**DIRECTIONS:** Repeat every line of the listing below exactly, minus the pictures.

Start

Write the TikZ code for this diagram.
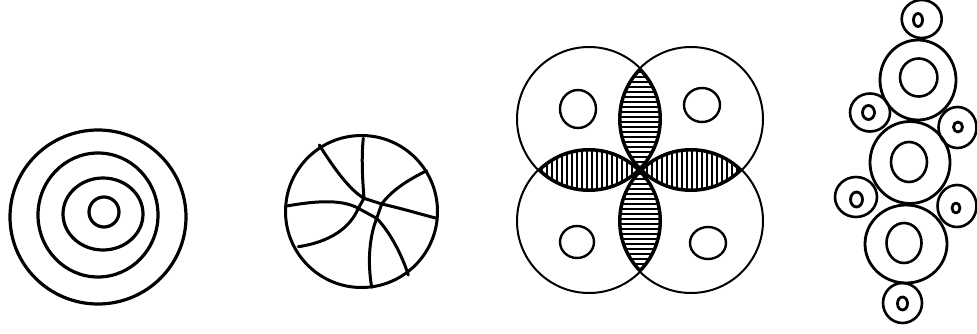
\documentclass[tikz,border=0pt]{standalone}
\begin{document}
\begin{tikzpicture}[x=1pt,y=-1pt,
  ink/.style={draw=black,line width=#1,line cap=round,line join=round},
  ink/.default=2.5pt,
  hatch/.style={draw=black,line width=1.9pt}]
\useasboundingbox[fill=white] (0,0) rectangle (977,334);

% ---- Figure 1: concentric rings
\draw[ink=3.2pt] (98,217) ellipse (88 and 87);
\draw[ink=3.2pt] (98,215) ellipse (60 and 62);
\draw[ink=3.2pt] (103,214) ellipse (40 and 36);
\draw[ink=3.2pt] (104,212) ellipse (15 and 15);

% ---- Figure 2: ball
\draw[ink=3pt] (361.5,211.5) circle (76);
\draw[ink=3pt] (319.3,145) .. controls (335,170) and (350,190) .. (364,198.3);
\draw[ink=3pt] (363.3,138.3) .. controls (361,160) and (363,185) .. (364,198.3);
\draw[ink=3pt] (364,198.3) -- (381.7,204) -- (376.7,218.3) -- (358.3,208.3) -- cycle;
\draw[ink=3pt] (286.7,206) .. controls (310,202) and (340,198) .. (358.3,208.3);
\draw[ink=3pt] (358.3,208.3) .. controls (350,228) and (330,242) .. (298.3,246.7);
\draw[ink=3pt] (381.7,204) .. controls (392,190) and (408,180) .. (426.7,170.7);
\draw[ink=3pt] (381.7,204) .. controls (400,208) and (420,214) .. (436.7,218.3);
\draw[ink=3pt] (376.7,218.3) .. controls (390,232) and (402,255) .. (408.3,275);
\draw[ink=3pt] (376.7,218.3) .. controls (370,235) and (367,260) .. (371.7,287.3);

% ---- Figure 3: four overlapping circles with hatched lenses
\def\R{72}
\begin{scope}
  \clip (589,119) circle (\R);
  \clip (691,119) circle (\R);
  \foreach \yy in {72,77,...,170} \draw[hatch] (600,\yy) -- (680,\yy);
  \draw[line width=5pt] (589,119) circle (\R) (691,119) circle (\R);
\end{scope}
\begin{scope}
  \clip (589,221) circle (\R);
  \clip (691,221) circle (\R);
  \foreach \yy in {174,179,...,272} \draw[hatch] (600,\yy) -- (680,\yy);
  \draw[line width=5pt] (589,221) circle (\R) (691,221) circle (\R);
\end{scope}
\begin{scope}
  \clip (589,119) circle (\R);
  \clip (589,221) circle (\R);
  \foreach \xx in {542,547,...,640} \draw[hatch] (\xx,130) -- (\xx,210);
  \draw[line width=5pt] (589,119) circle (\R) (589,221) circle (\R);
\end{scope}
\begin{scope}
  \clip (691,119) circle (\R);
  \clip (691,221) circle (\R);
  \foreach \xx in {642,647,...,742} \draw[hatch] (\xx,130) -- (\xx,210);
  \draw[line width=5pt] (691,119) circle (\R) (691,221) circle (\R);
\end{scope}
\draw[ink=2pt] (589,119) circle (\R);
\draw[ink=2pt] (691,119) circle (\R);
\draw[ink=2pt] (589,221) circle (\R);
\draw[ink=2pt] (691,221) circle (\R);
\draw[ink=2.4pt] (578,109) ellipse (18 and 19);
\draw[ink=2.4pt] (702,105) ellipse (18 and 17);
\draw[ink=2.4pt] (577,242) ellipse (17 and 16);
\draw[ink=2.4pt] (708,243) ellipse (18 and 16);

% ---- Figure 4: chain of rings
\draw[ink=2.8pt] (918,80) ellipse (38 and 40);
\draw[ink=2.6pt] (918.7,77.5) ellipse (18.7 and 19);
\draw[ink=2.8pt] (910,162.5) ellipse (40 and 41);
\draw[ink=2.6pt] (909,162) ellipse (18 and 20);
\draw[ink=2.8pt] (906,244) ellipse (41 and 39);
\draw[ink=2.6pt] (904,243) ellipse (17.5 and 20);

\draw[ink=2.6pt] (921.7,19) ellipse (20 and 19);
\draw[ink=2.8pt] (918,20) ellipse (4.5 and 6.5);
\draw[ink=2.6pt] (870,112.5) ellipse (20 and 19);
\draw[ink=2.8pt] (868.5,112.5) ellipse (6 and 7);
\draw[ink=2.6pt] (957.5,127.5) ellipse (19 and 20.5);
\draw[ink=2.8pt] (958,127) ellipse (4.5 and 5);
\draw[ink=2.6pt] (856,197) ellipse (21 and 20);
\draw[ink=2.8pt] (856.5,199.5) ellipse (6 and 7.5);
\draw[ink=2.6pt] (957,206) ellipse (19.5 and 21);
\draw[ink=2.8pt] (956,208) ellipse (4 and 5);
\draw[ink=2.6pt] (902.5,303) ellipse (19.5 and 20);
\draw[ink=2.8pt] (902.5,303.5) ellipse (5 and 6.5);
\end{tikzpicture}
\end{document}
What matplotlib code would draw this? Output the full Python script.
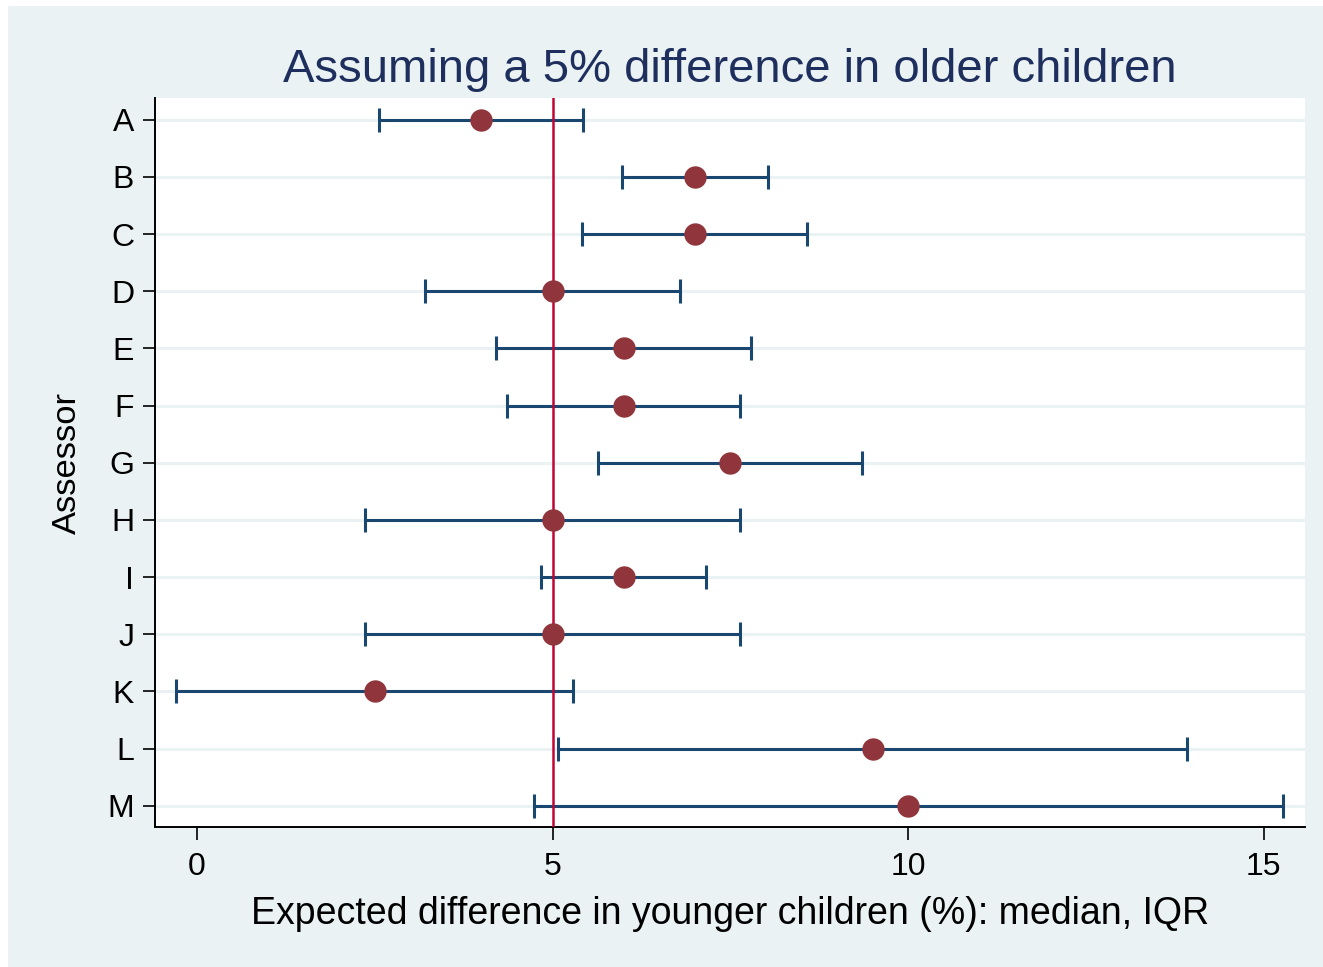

End

**EXPECTED ANSWER:**
Write the TikZ code for this diagram.
\documentclass[tikz,border=0pt]{standalone}
\begin{document}
\begin{tikzpicture}[x=1pt,y=-1pt,
  ink/.style={draw=black,line width=#1,line cap=round,line join=round},
  ink/.default=2.5pt,
  hatch/.style={draw=black,line width=1.9pt}]
\useasboundingbox[fill=white] (0,0) rectangle (977,334);

% ---- Figure 1: concentric rings
\draw[ink=3.2pt] (98,217) ellipse (88 and 87);
\draw[ink=3.2pt] (98,215) ellipse (60 and 62);
\draw[ink=3.2pt] (103,214) ellipse (40 and 36);
\draw[ink=3.2pt] (104,212) ellipse (15 and 15);

% ---- Figure 2: ball
\draw[ink=3pt] (361.5,211.5) circle (76);
\draw[ink=3pt] (319.3,145) .. controls (335,170) and (350,190) .. (364,198.3);
\draw[ink=3pt] (363.3,138.3) .. controls (361,160) and (363,185) .. (364,198.3);
\draw[ink=3pt] (364,198.3) -- (381.7,204) -- (376.7,218.3) -- (358.3,208.3) -- cycle;
\draw[ink=3pt] (286.7,206) .. controls (310,202) and (340,198) .. (358.3,208.3);
\draw[ink=3pt] (358.3,208.3) .. controls (350,228) and (330,242) .. (298.3,246.7);
\draw[ink=3pt] (381.7,204) .. controls (392,190) and (408,180) .. (426.7,170.7);
\draw[ink=3pt] (381.7,204) .. controls (400,208) and (420,214) .. (436.7,218.3);
\draw[ink=3pt] (376.7,218.3) .. controls (390,232) and (402,255) .. (408.3,275);
\draw[ink=3pt] (376.7,218.3) .. controls (370,235) and (367,260) .. (371.7,287.3);

% ---- Figure 3: four overlapping circles with hatched lenses
\def\R{72}
\begin{scope}
  \clip (589,119) circle (\R);
  \clip (691,119) circle (\R);
  \foreach \yy in {72,77,...,170} \draw[hatch] (600,\yy) -- (680,\yy);
  \draw[line width=5pt] (589,119) circle (\R) (691,119) circle (\R);
\end{scope}
\begin{scope}
  \clip (589,221) circle (\R);
  \clip (691,221) circle (\R);
  \foreach \yy in {174,179,...,272} \draw[hatch] (600,\yy) -- (680,\yy);
  \draw[line width=5pt] (589,221) circle (\R) (691,221) circle (\R);
\end{scope}
\begin{scope}
  \clip (589,119) circle (\R);
  \clip (589,221) circle (\R);
  \foreach \xx in {542,547,...,640} \draw[hatch] (\xx,130) -- (\xx,210);
  \draw[line width=5pt] (589,119) circle (\R) (589,221) circle (\R);
\end{scope}
\begin{scope}
  \clip (691,119) circle (\R);
  \clip (691,221) circle (\R);
  \foreach \xx in {642,647,...,742} \draw[hatch] (\xx,130) -- (\xx,210);
  \draw[line width=5pt] (691,119) circle (\R) (691,221) circle (\R);
\end{scope}
\draw[ink=2pt] (589,119) circle (\R);
\draw[ink=2pt] (691,119) circle (\R);
\draw[ink=2pt] (589,221) circle (\R);
\draw[ink=2pt] (691,221) circle (\R);
\draw[ink=2.4pt] (578,109) ellipse (18 and 19);
\draw[ink=2.4pt] (702,105) ellipse (18 and 17);
\draw[ink=2.4pt] (577,242) ellipse (17 and 16);
\draw[ink=2.4pt] (708,243) ellipse (18 and 16);

% ---- Figure 4: chain of rings
\draw[ink=2.8pt] (918,80) ellipse (38 and 40);
\draw[ink=2.6pt] (918.7,77.5) ellipse (18.7 and 19);
\draw[ink=2.8pt] (910,162.5) ellipse (40 and 41);
\draw[ink=2.6pt] (909,162) ellipse (18 and 20);
\draw[ink=2.8pt] (906,244) ellipse (41 and 39);
\draw[ink=2.6pt] (904,243) ellipse (17.5 and 20);

\draw[ink=2.6pt] (921.7,19) ellipse (20 and 19);
\draw[ink=2.8pt] (918,20) ellipse (4.5 and 6.5);
\draw[ink=2.6pt] (870,112.5) ellipse (20 and 19);
\draw[ink=2.8pt] (868.5,112.5) ellipse (6 and 7);
\draw[ink=2.6pt] (957.5,127.5) ellipse (19 and 20.5);
\draw[ink=2.8pt] (958,127) ellipse (4.5 and 5);
\draw[ink=2.6pt] (856,197) ellipse (21 and 20);
\draw[ink=2.8pt] (856.5,199.5) ellipse (6 and 7.5);
\draw[ink=2.6pt] (957,206) ellipse (19.5 and 21);
\draw[ink=2.8pt] (956,208) ellipse (4 and 5);
\draw[ink=2.6pt] (902.5,303) ellipse (19.5 and 20);
\draw[ink=2.8pt] (902.5,303.5) ellipse (5 and 6.5);
\end{tikzpicture}
\end{document}
What matplotlib code would draw this? Output the full Python script.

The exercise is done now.